[Start MATERIAL TO PROCESS]

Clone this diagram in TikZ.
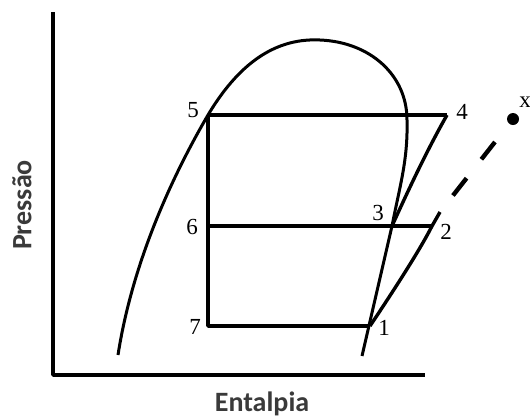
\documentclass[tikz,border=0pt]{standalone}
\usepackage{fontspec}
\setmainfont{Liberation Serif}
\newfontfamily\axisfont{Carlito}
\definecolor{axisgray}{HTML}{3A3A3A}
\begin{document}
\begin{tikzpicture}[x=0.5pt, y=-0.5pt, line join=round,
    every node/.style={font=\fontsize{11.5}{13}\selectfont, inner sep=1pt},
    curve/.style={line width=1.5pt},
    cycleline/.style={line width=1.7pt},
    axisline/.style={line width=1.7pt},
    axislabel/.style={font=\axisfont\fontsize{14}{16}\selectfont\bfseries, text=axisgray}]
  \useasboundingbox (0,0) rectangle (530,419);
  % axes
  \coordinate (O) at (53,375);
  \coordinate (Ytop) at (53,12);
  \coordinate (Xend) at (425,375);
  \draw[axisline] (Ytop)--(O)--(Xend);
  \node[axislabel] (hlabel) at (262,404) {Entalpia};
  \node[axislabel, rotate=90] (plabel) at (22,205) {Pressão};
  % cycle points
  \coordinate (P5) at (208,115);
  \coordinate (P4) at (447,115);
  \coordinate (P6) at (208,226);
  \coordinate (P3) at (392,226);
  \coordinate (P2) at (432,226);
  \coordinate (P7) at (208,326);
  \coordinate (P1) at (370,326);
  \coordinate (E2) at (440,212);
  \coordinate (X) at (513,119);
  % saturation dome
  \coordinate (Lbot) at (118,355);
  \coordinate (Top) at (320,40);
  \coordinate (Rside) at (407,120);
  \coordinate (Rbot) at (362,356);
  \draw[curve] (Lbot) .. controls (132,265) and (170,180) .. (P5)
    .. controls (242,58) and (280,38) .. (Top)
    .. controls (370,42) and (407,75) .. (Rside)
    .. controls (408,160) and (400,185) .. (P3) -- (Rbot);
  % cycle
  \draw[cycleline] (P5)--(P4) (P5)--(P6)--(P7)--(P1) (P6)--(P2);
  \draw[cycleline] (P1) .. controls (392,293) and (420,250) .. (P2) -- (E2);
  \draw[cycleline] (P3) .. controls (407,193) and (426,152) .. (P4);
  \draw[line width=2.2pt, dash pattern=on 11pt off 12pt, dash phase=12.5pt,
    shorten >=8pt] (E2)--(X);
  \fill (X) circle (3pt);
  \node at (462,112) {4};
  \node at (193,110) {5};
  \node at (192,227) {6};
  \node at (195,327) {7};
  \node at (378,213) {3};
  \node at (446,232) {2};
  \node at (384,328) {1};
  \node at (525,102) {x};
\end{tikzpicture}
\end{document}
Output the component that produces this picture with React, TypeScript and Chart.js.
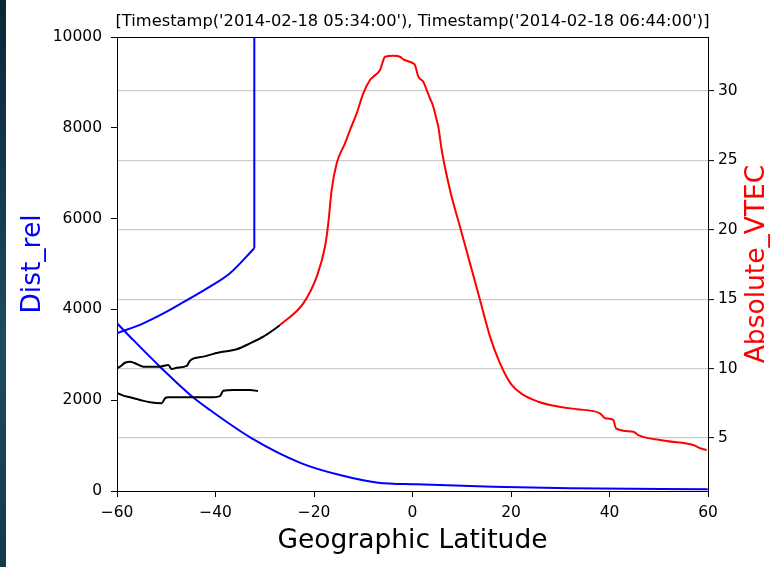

[End MATERIAL TO PROCESS]

YOUR OBJECTIVE:
Every record above should be transcribed exactly; the pictures stay out of the copy.

RESPONSE TO THE TASK:
Clone this diagram in TikZ.
\documentclass[tikz,border=0pt]{standalone}
\usepackage{fontspec}
\setmainfont{Liberation Serif}
\newfontfamily\axisfont{Carlito}
\definecolor{axisgray}{HTML}{3A3A3A}
\begin{document}
\begin{tikzpicture}[x=0.5pt, y=-0.5pt, line join=round,
    every node/.style={font=\fontsize{11.5}{13}\selectfont, inner sep=1pt},
    curve/.style={line width=1.5pt},
    cycleline/.style={line width=1.7pt},
    axisline/.style={line width=1.7pt},
    axislabel/.style={font=\axisfont\fontsize{14}{16}\selectfont\bfseries, text=axisgray}]
  \useasboundingbox (0,0) rectangle (530,419);
  % axes
  \coordinate (O) at (53,375);
  \coordinate (Ytop) at (53,12);
  \coordinate (Xend) at (425,375);
  \draw[axisline] (Ytop)--(O)--(Xend);
  \node[axislabel] (hlabel) at (262,404) {Entalpia};
  \node[axislabel, rotate=90] (plabel) at (22,205) {Pressão};
  % cycle points
  \coordinate (P5) at (208,115);
  \coordinate (P4) at (447,115);
  \coordinate (P6) at (208,226);
  \coordinate (P3) at (392,226);
  \coordinate (P2) at (432,226);
  \coordinate (P7) at (208,326);
  \coordinate (P1) at (370,326);
  \coordinate (E2) at (440,212);
  \coordinate (X) at (513,119);
  % saturation dome
  \coordinate (Lbot) at (118,355);
  \coordinate (Top) at (320,40);
  \coordinate (Rside) at (407,120);
  \coordinate (Rbot) at (362,356);
  \draw[curve] (Lbot) .. controls (132,265) and (170,180) .. (P5)
    .. controls (242,58) and (280,38) .. (Top)
    .. controls (370,42) and (407,75) .. (Rside)
    .. controls (408,160) and (400,185) .. (P3) -- (Rbot);
  % cycle
  \draw[cycleline] (P5)--(P4) (P5)--(P6)--(P7)--(P1) (P6)--(P2);
  \draw[cycleline] (P1) .. controls (392,293) and (420,250) .. (P2) -- (E2);
  \draw[cycleline] (P3) .. controls (407,193) and (426,152) .. (P4);
  \draw[line width=2.2pt, dash pattern=on 11pt off 12pt, dash phase=12.5pt,
    shorten >=8pt] (E2)--(X);
  \fill (X) circle (3pt);
  \node at (462,112) {4};
  \node at (193,110) {5};
  \node at (192,227) {6};
  \node at (195,327) {7};
  \node at (378,213) {3};
  \node at (446,232) {2};
  \node at (384,328) {1};
  \node at (525,102) {x};
\end{tikzpicture}
\end{document}
Output the component that produces this picture with React, TypeScript and Chart.js.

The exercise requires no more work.